The man who provided the tools which medieval scholars later used to develop this method of logical argument was Boethius, particularly through his translations of Aristotle’s logical works. The first attempt to apply logic to the realm of faith was made by John Scottus Erigena. With the growth of literacy and education, a more rational approach to life and its problems became evident by the 11th century. Anselm of Canterbury who is considered the father of scholasticism even thought that he could prove the necessity of God’s existence and of the incarnation without appealing to biblical authority, but through the use of reason and logic. The method came to be increasingly used in the schools and universities for the study of the Bible and Fathers of the Church. The method was perfected by great scholars like Peter Abelard, Peter Lombard, etc. Abelard formulated the two key doctrines of scholasticism that questioning is the key to the perception of truth and that difficulties which arise in questioning can usually be resolved by determining the meaning of terms used by different authors in varying ways. Thus he gave logic and semantics pride of place in theology. This was vehemently opposed by his opponents, especially Bernard of Clairvaux who accused Abelard of arguing about that which could only be accepted in faith. With the coming of age of the universities, the teaching methods became more developed.

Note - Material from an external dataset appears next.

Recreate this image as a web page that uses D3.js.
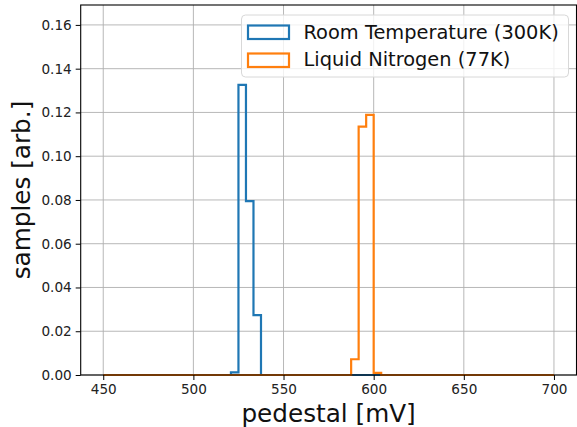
<!DOCTYPE html>
<html>
<head>
<meta charset="utf-8">
<script src="https://cdn.jsdelivr.net/npm/d3@7"></script>
<style>
    body { margin: 0; background: #fff; }
    svg { display: block; font-family: "DejaVu Sans", sans-serif; }
</style>
</head>
<body>
<div class="chart-container"></div>
<script>
// Histogram data (density, 60 bins between 450 and 700 mV)
const histRange = [450, 700];
const binCount = 60;

const roomBinIndex = [17, 18, 19, 20];
const roomDensity = [0.0012, 0.1326, 0.0795, 0.0274];

const nitrogenBinIndex = [33, 34, 35, 36];
const nitrogenDensity = [0.0072, 0.1135, 0.1189, 0.0010];

const seriesNames = ["Room Temperature (300K)", "Liquid Nitrogen (77K)"];
const seriesColors = ["#1f77b4", "#ff7f0e"];

const xTicks = [450, 500, 550, 600, 650, 700];
const yTicks = [0, 0.02, 0.04, 0.06, 0.08, 0.10, 0.12, 0.14, 0.16];

const w = 577, h = 427;
const plot = { left: 80.7, right: 576.5, top: 5, bottom: 375 };

const svg = d3.select(".chart-container").append("svg")
    .attr("width", w)
    .attr("height", h);

const xScale = d3.scaleLinear().domain([437.5, 712.5]).range([plot.left, plot.right]);
const yScale = d3.scaleLinear().domain([0, 0.1691]).range([plot.bottom, plot.top]);

// Grid
svg.append("g").selectAll("line").data(xTicks).enter().append("line")
    .attr("x1", d => xScale(d)).attr("x2", d => xScale(d))
    .attr("y1", plot.top).attr("y2", plot.bottom)
    .attr("stroke", "#b0b0b0").attr("stroke-width", 0.9);
svg.append("g").selectAll("line").data(yTicks).enter().append("line")
    .attr("x1", plot.left).attr("x2", plot.right)
    .attr("y1", d => yScale(d)).attr("y2", d => yScale(d))
    .attr("stroke", "#b0b0b0").attr("stroke-width", 0.9);

// Build full bin arrays and step outlines
function fullBins(idx, vals) {
    const arr = new Array(binCount).fill(0);
    idx.forEach((k, i) => { arr[k] = vals[i]; });
    return arr;
}
function stepPoints(vals) {
    const bw = (histRange[1] - histRange[0]) / binCount;
    const pts = [[histRange[0], 0]];
    vals.forEach((v, i) => {
        pts.push([histRange[0] + i * bw, v]);
        pts.push([histRange[0] + (i + 1) * bw, v]);
    });
    pts.push([histRange[1], 0]);
    return pts;
}
const line = d3.line().x(d => xScale(d[0])).y(d => yScale(d[1]));

const series = [
    fullBins(roomBinIndex, roomDensity),
    fullBins(nitrogenBinIndex, nitrogenDensity)
];
series.forEach((vals, i) => {
    svg.append("path")
        .attr("d", line(stepPoints(vals)))
        .attr("fill", "none")
        .attr("stroke", seriesColors[i])
        .attr("stroke-width", 2.2)
        .attr("stroke-linejoin", "miter");
});

// Axes
const xAxis = d3.axisBottom(xScale).tickValues(xTicks).tickSize(5).tickPadding(4).tickFormat(d3.format("d"));
const gx = svg.append("g")
    .attr("transform", `translate(0, ${plot.bottom})`)
    .call(xAxis);
const yAxis = d3.axisLeft(yScale).tickValues(yTicks).tickSize(5).tickPadding(4).tickFormat(d3.format(".2f"));
const gy = svg.append("g")
    .attr("transform", `translate(${plot.left}, 0)`)
    .call(yAxis);
[gx, gy].forEach(g => {
    g.select(".domain").remove();
    g.selectAll("line").attr("stroke", "#000").attr("stroke-width", 1);
    g.selectAll("text").attr("fill", "#222").style("font-size", "13.6px").style("font-family", "DejaVu Sans");
});

// Frame
svg.append("rect")
    .attr("x", plot.left).attr("y", plot.top)
    .attr("width", plot.right - plot.left).attr("height", plot.bottom - plot.top)
    .attr("fill", "none").attr("stroke", "#000").attr("stroke-width", 1.1);

// Axis labels
svg.append("text")
    .attr("x", (plot.left + plot.right) / 2)
    .attr("y", 422)
    .attr("text-anchor", "middle")
    .style("font-size", "24.7px")
    .attr("fill", "#111")
    .text("pedestal [mV]");

svg.append("text")
    .attr("transform", `translate(30, ${(plot.top + plot.bottom) / 2}) rotate(-90)`)
    .attr("text-anchor", "middle")
    .style("font-size", "24.7px")
    .attr("fill", "#111")
    .text("samples [arb.]");

// Legend
const legend = svg.append("g").attr("transform", "translate(241.5, 15)");
legend.append("rect")
    .attr("width", 327).attr("height", 62)
    .attr("rx", 4)
    .attr("fill", "rgba(255,255,255,0.8)")
    .attr("stroke", "#d8d8d8");
seriesNames.forEach((name, i) => {
    legend.append("rect")
        .attr("x", 6.5).attr("y", 10.5 + i * 28)
        .attr("width", 41).attr("height", 13.5)
        .attr("fill", "none")
        .attr("stroke", seriesColors[i])
        .attr("stroke-width", 2.2);
    legend.append("text")
        .attr("x", 62).attr("y", 23.5 + i * 27.3)
        .style("font-size", "19.4px")
        .attr("fill", "#111")
        .text(name);
});
</script>
</body>
</html>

The University of Paris, for example, separated speculative questioning from lectures on the Bible. That seemed to some as sidelining the Bible and drew criticism, for example, from Roger Bacon who complained that modern scholars no longer had any knowledge of Scripture.

The final stage in the development of the scholastic method was reached with the friar scholars, Bonaventure, Albert the Great, and Thomas Aquinas who tried to cope with the new emerging knowledge and prove that there could be no fundamental contradiction between secular learning and theology. But the optimism about human knowledge was shattered by the social situation in the thirteenth and fourteenth centuries, particularly the famines and plagues like the Black Death. Human reason seemed incapable of answering fundamental questions about human life and destiny. Duns Scotus, perhaps the most subtle mind scholasticism produced, said that one should not worry too much about ancient texts as the present situation and he also tried to limit the universal validity of logic by stating that the structure of this world and all human endeavours were limited by God’s absolute power which was bound by nothing but His will and the law of contradiction. William of Ockham went even further and severed the link between logic and reality maintaining that logic is not about reality as represented by words but just about words and found it of little use to theology. It obscured the fundamental truth of Gods’ absolute power and loving care for mankind with pseudo explanations. Ockham is often considered the destroyer of scholasticism but he was apparently expressing a central concern of his age and the problem with the scholastic method in theology. The Renaissance, Humanism and the Reformation constantly attacked Scholasticism as abstract and superficial. But the scholastic method, especially Thomism, continued to be popular in the Catholic Church, till the Second Vatican Council.